In foreign missions, white men have become the brown man’s burden. This was the note sounded repeatedly last week at the annual assembly of the National Council of Churches’ Division of Foreign Missions, meeting at Buck Hill Falls, Pa.

On the five-day gathering’s opening day, the Rev. Winburn T. Thomas of Pasadena, Calif., a field representative in Indonesia for U.S. mission boards, laid it on the line for the 300-odd delegates. In Asia, he said, “colonialism is a bigger issue then Communism—and white is the color of colonialism.” Almost 99% of U.S. Protestant missionaries now serving overseas, said Dr. Thomas, are white men and women. “I asked the church leaders of mid-Java if they would prefer Negro or white workers, and their decision was unanimously against our present practice of sending almost exclusively white missionaries.”

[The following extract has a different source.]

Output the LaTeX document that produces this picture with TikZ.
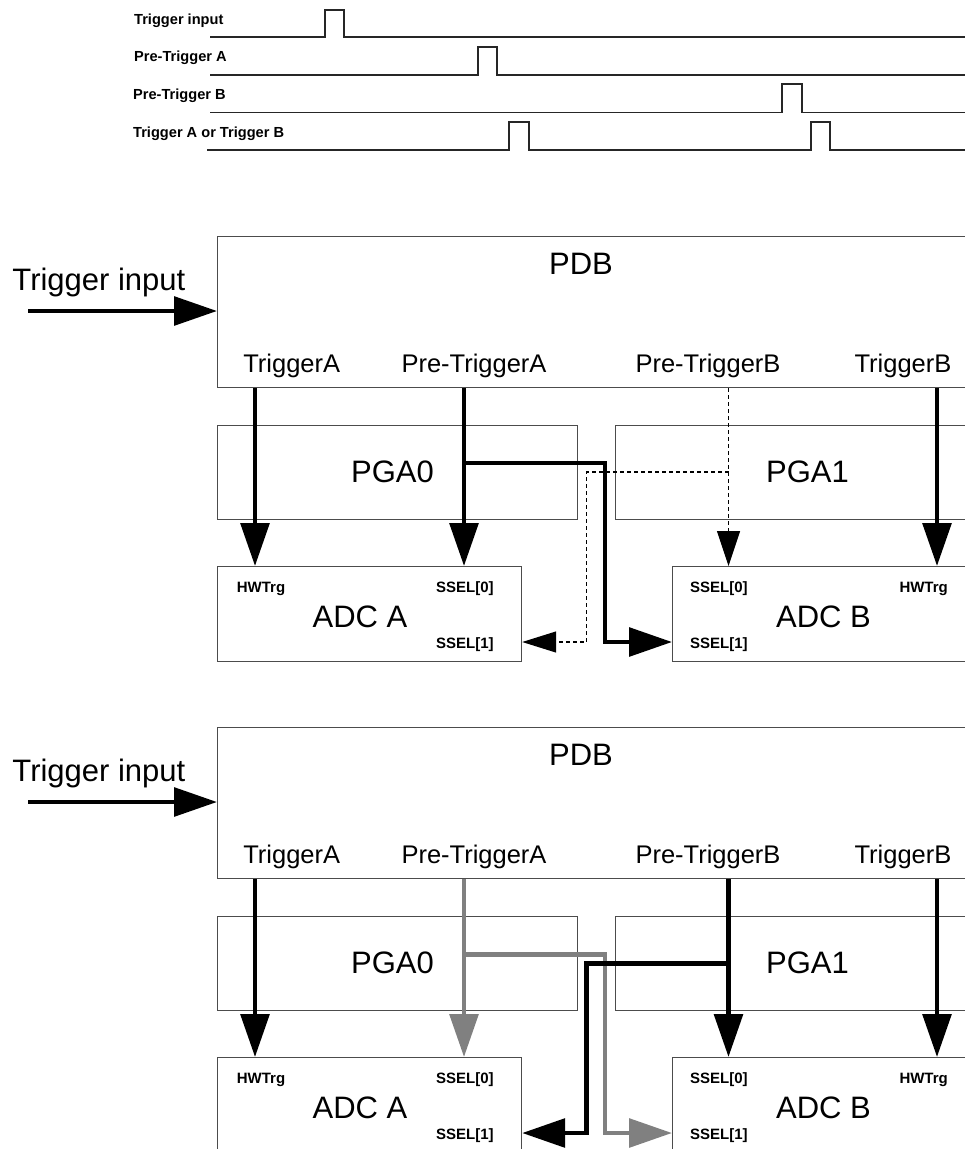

Dynamic young M.M. (for Madathil-parampil Mammen) Thomas, an Indian youth leader now studying at Manhattan’s Union Theological Seminary, warned his fellow Christians against linking Christianity in Asia with Western civilization.

“Christianity must transcent Western civilization,” he said, as well as the “evil of denominationalism that discredits Christianity in Asian eyes.”

And Christian support of conservative or reactionary elements, he added in an interview, is not the way to cope with Communist competition: “The Christian opposition to Communism should express itself as a Christian concern for the social revolution.:” Anthropologist Absolom Vikakazi of Natal, South Africa, currently teaching at the Kennedy School of Missions in Hartford, Conn., pointed to the growing movement in South Africa toward what are called separatist churches. These (there were about 800 at the last count in 1948) have broken away from the white-dominated mission churches, to set up their own, sometimes reverting to the practice of polygamy.

The origin of the movement, said Vilakazi, is partly a rejection of what has been called “the apostasy of the missionary churches” from the early simplicity of Christianity and of the first missionaries. But it is even more a manifestation of the hunger of the colored man to be free of white domination and stand on his own—”the creed of ‘Africa for the Africans’ as expressed in church terms.”